Despite the acrimony and deep ideological debate raging within the Democratic Party, the vast majority of both Clinton and Sanders supporters know America must defeat Donald Trump. They just vehemently disagree about how to best ensure his loss.
California primary voters can force Democrats to engage productively across the divide if they make the unconventional political move to register the big picture, not simply the dynamics within the Democratic National Committee confines.
First, it's important to understand the Gordian impasse. Clinton supporters and DNC leadership believe Sanders is a spoiler who must concede—yesterday .
As a result of Monday's premature announcement by the Associated Press that Clinton has the delegates to claim the nomination, they believe Clinton can rely on time to bring Sanders supporters into her fold. Conventional wisdom suggests Clinton needn't worry about earning their votes and must now pivot right. As the first woman presidential nominee, they believe her message of being "qualified" and "ready to lead on Day 1" combined with amassing opposition research and offering a steady stream of attacks on Donald Trump will deliver her to the Oval Office.
"The country deserves outside-the-DNC-box thinking at this moment of national existential crisis, because what seems lost on Clinton and the DNC—and the television news media—is that preventing this nomination process from running its full course will only increase acrimony and alienation. Time alone, in tumultous and uncharted 2016, will not heal the divide for much of the Sanders bloc. "
This opinion ignores the volatile and anti-establishment climate of 2016 and applies an old playbook, which led the DNC to watch their preferred candidate's vast inevitability disintegrate into a neck-and-neck nail-biter when challenged by a 74-year-old Democratic Socialist with no establishment or corporate backing. It also ignores the fact that all conventional attacks and critical media reports have thus far only ricocheted off Trump and even emboldened his reality-TV candidacy.
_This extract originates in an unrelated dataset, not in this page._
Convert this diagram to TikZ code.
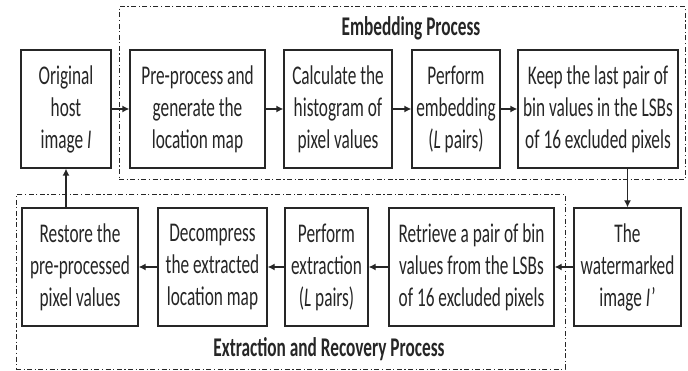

Sanders supporters believe an arcane and biased nomination process will hand Clinton the nomination and leave the party with a candidate whose private email-server activities are still under FBI investigation and who was publicly rebuked by the State Department for breaking rules and putting her personal privacy above national security. They cite months of general election match-up polls showing Sanders as the stronger candidate against Trump, and worry that Clinton's unfavorables are the highest of any Democratic nominee in the last ten presidential cycles.
Whether the DNC is propping up a weakened politician against an insurgent celebrity who seduced enough voters to implode the GOP establishment is up for debate, but the question is legitimate for voters other than Sanders partisans with America facing a potential Trump presidendcy.
It is wise to consider the fact that Clinton is the grande dame of Democratic establishment politics at a moment when "establishment" is a pejorative to many millions of Americans on the left and right. By contrast, the Sanders campaign presented a mix of policy ideas and messaging that gained momentum over time and resonate deeply with half the Democratic party, a generation of young voters, and more independents on the left and right.
The country deserves outside-the-DNC-box thinking at this moment of national existential crisis, because what seems lost on Clinton and the DNC—and the television news media—is that preventing this nomination process from running its full course will only increase acrimony and alienation. Time alone, in tumultous and uncharted 2016, will not heal the divide for much of the Sanders bloc.
Clinton could earn their votes by being inclusive of their concerns and ideas through compromise and commitments, and when these voters feel represented, the party and nation will benefit from the unconventional thinking, creativity and dynamism the Sanders movement can offer.
Instead, Clinton and her advisors stick to the "never given an inch" strategy, despite thought leaders from the Sanders wing imploring her to change tactics. Growing progressive resistance convinced the DNC to allow Sanders to make picks for the platform committee, but to bring about the true unity that will get all Democrats rooting and working for the nominee, Clinton must be politically motivated to address the concerns of half her party and to get help in successfully reaching out to other Sanders voters—particularly the new generation of young voters and activists she and her surrogates have repeatedly attacked as being "conned" and "uninformed."
This is where California Democrats and independents can make the difference today.
Delivering a decisive primary win for Sanders is the safest way to politically ensure a reluctant Clinton excercises leadership and calls on the best ideas and strategies. With a unified and collaborative party behind her, Clinton will improve her sagging numbers against Trump. Without it? Do California voters want to risk relying on a playbook that tore the Democratic Party in two, and leave Trump an opening to prey on those who feel disenfranchised?
If neither candidate secures the 2,383 pledged delegates necessary to claim the nomination by June 14, DNC rules stipulate both candidates can take their case to the convention and superdelegates. Whether yesterday's oddly-timed announcement aimed at suppressing voter turnout here in delegate-rich California is unknown, but this media subversion of democracy only further exacerbated Democratic Party divisions.
California has the power to counter these divisive moves today by awarding Sanders the political clout to, if not win the nomination, move Clinton and party leadership at an open convention to incorporate more of the creative and bold policy and messaging ideas that, in these anti-establishment times, have proven most effective in resonating beyond the party-loyalist base.